Antilles : une catastrophe prévisible25/08/20212021Journal/medias/journalnumero/images/2021/08/2769.jpg.445x577_q85_box-0%2C104%2C1383%2C1896_crop_detail.jpg

Leur société

Antilles : une catastrophe prévisible

Toute la presse le souligne, ainsi que plusieurs médecins des Antilles et ceux venus en renfort : la catastrophe sanitaire est bien réelle en Martinique et en Guadeloupe. L’épidémie de Covid y fait des ravages.

Beaucoup de soignants arrivés récemment déclarent n’avoir jamais vu ça dans l’Hexagone, même au plus fort de l’épidémie. Le nombre de décès augmente en flèche dans les hôpitaux mais aussi à domicile, où sont renvoyés beaucoup de malades, car il y a un manque d’oxygène de ville (les concentrateurs). La morgue du CHU de Pointe-à-Pitre déborde. Un conteneur et d’autres salles sont aménagés pour y entreposer les cadavres. Les pompes funèbres sont débordées.

Les malades s’entassent dans les couloirs, aux Urgences des CHU. En l’état, les médecins sont contraints de pratiquer une médecine de catastrophe, de guerre, à savoir trier les malades entre ceux qui auraient le plus de chances de survie en réanimation et les autres. Cela signifie une cruelle perte de chances pour des dizaines de malades qui auraient pu être sauvés.

Le manque de lits et de personnel adéquat en réanimation est la cause immédiate de cette catastrophe. Mais il y a toute une série de causes plus anciennes, comme le manque chronique de matériel et de personnel, particulièrement de personnel de réanimation formé. Lorsque, même en période calme, on constatait par exemple le manque d’un médicament aussi élémentaire que la bétadine, pour ne citer que cela, on mesure bien l’ampleur du désastre sanitaire qui est permanent.

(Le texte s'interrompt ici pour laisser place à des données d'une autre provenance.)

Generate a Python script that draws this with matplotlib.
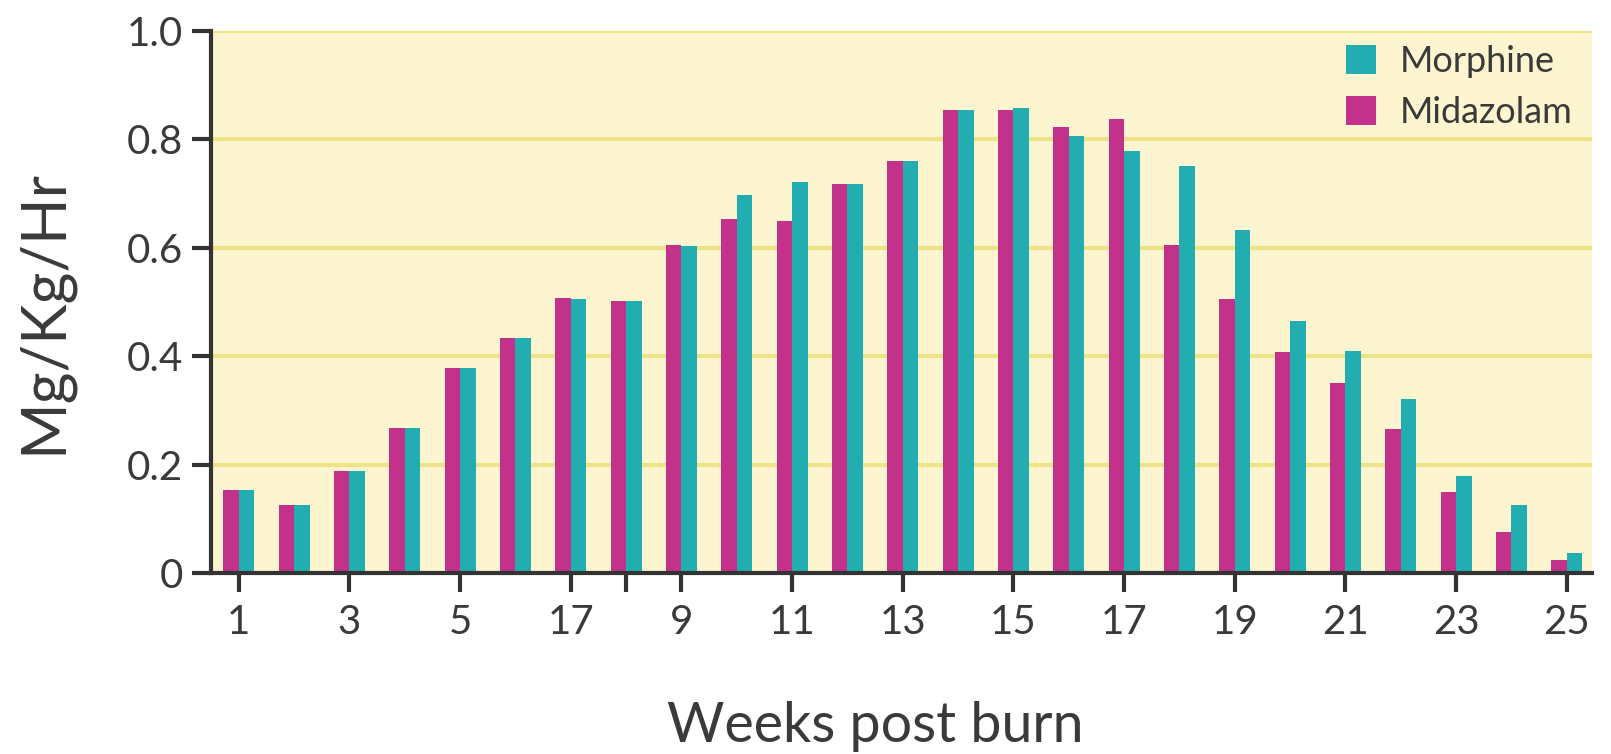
from matplotlib import pyplot as plt
import numpy as np

plt.rcParams['font.family'] = ['Lato', 'DejaVu Sans']

weeks = np.arange(1, 26)
midazolam = [0.154, 0.126, 0.188, 0.267, 0.378, 0.434, 0.507, 0.502, 0.606,
             0.653, 0.650, 0.718, 0.760, 0.855, 0.855, 0.822, 0.838, 0.606,
             0.505, 0.407, 0.350, 0.266, 0.150, 0.076, 0.024]
morphine = [0.154, 0.126, 0.188, 0.267, 0.378, 0.434, 0.505, 0.502, 0.603,
            0.698, 0.722, 0.718, 0.760, 0.855, 0.857, 0.806, 0.778, 0.750,
            0.633, 0.465, 0.410, 0.321, 0.179, 0.125, 0.037]

tick_pos = [1, 3, 5, 7, 8, 9, 11, 13, 15, 17, 19, 21, 23, 25]
tick_labels = ['1', '3', '5', '17', '', '9', '11', '13', '15', '17', '19',
               '21', '23', '25']

magenta = '#C2318A'
teal = '#22AEB0'
ink = '#333333'
txt = '#3a3a3a'

fig = plt.figure(figsize=(16.11, 7.54), dpi=100)
ax = fig.add_axes([0.131, 0.240, 0.857, 0.719])
ax.set_facecolor('#FDF5CF')

w = 0.28
ax.bar(weeks + w / 2, morphine, width=w, color=teal, label='Morphine', zorder=3)
ax.bar(weeks - w / 2, midazolam, width=w, color=magenta, label='Midazolam', zorder=3)

ax.set_xlim(0.5, 25.45)
ax.set_ylim(0, 1.0)
ax.set_yticks([0, 0.2, 0.4, 0.6, 0.8, 1.0])
ax.set_yticklabels(['0', '0.2', '0.4', '0.6', '0.8', '1.0'])
ax.set_xticks(tick_pos)
ax.set_xticklabels(tick_labels)

for y in [0.2, 0.4, 0.6, 0.8, 1.0]:
    ax.axhline(y, color='#EFE38A', lw=3, zorder=1)

for s in ['top', 'right']:
    ax.spines[s].set_visible(False)
for s in ['left', 'bottom']:
    ax.spines[s].set_color(ink)
    ax.spines[s].set_linewidth(3)
    ax.spines[s].set_zorder(4)

ax.tick_params(axis='both', colors=ink, width=3, length=14, labelsize=29,
               labelcolor=txt)
ax.tick_params(axis='x', pad=8)
ax.tick_params(axis='y', pad=6)

ax.set_xlabel('Weeks post burn', fontsize=40, color=txt)
ax.xaxis.set_label_coords(0.481, -0.236)
ax.set_ylabel('Mg/Kg/Hr', fontsize=44, color=txt, va='center')
ax.yaxis.set_label_coords(-0.121, 0.483)

ax.legend(loc='upper right', bbox_to_anchor=(0.986, 0.974), frameon=False,
          fontsize=26, handlelength=0.82, handleheight=0.82,
          handletextpad=0.65, labelspacing=0.5, borderaxespad=0,
          borderpad=0, labelcolor=txt)

fig.savefig('out.png', dpi=100)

Cette catastrophe était donc prévisible, et même annoncée par de nombreux soignants, par les militants du mouvement ouvrier. Voilà des années que le personnel et les militants syndicaux dénoncent avec force l’état de délabrement des hôpitaux publics. Il est manifeste aujourd’hui que, même par rapport à la situation critique de bien des hôpitaux de l’Hexagone, la situation de ceux des Antilles est bien plus grave. D’une manière générale, les travailleurs et les couches populaires des Antilles connaissent les mêmes problèmes que ceux de l’Hexagone, mais en plus grave, et dans tous les domaines. Cette situation est héritée du colonialisme.

Il est bien trop facile de mettre la catastrophe sur le dos de la population défiante à l’égard de la vaccination. Même si cela s’améliore depuis quelques jours face à l’hécatombe, il est vrai que 80 % de la population refusait jusqu’ici la vaccination, à tort bien sûr.

Cette défiance contre la vaccination vient d’une méfiance permanente de la politique imposée par Paris. Elle augmente singulièrement parmi les plus pauvres, travailleurs, chômeurs, précaires. L’empoisonnement général des terres, de l’eau, de la population par le chlordécone, le déficit d’eau courante entre autres, en sont des causes importantes. De plus, si la catastrophe sanitaire actuelle éclate aux yeux de tous, une catastrophe rampante existe face aux comorbidités qui frappent depuis toujours la population antillaise. Elle est atteinte dans une proportion bien plus importante que dans l’Hexagone de maladies endémiques telles que le diabète, l’hypertension, l’obésité, les maladies cardiovasculaires, les cancers, dont ceux de la prostate, etc. 11 % de la population est victime du diabète contre 4,6 % dans l’hexagone. Ces maladies-là n’ont jamais été traitées. Elles sont aujourd’hui une des causes de la surmortalité à partir de la contamination au Covid.

Les pouvoirs publics savaient au moins depuis six mois que la population était réticente à la vaccination. Il n’y a pas eu plus d’embauches dans les hôpitaux, plus de matériels, plus de stocks d’oxygène en amont. Et même aujourd’hui, pendant ladite « médecine de guerre » pratiquée, il n’y a toujours pas suffisamment de stocks de médicaments ou d’oxygène vital, pas d’organisation des Urgences où ceux qui arrivent contaminent ceux qui ne le sont pas encore, etc. Quelques avions évacuent quelques malades vers l’Hexagone. Mais pourquoi ne pas prévoir un pont aérien permanent et efficace, une noria pour acheminer matériels et personnels, non pas au compte-gouttes mais en grand nombre et quotidiennement ?

Cette anarchie n’est pas fortuite. Elle sort du cerveau orienté de ceux qui dirigent la société, orientée vers la satisfaction des besoins de la classe dirigeante aveugle à tout ce qui peut soulager les souffrances de la population. Et c’est vrai même quand il s’agit d’une question de vie ou de mort, on le voit aujourd’hui.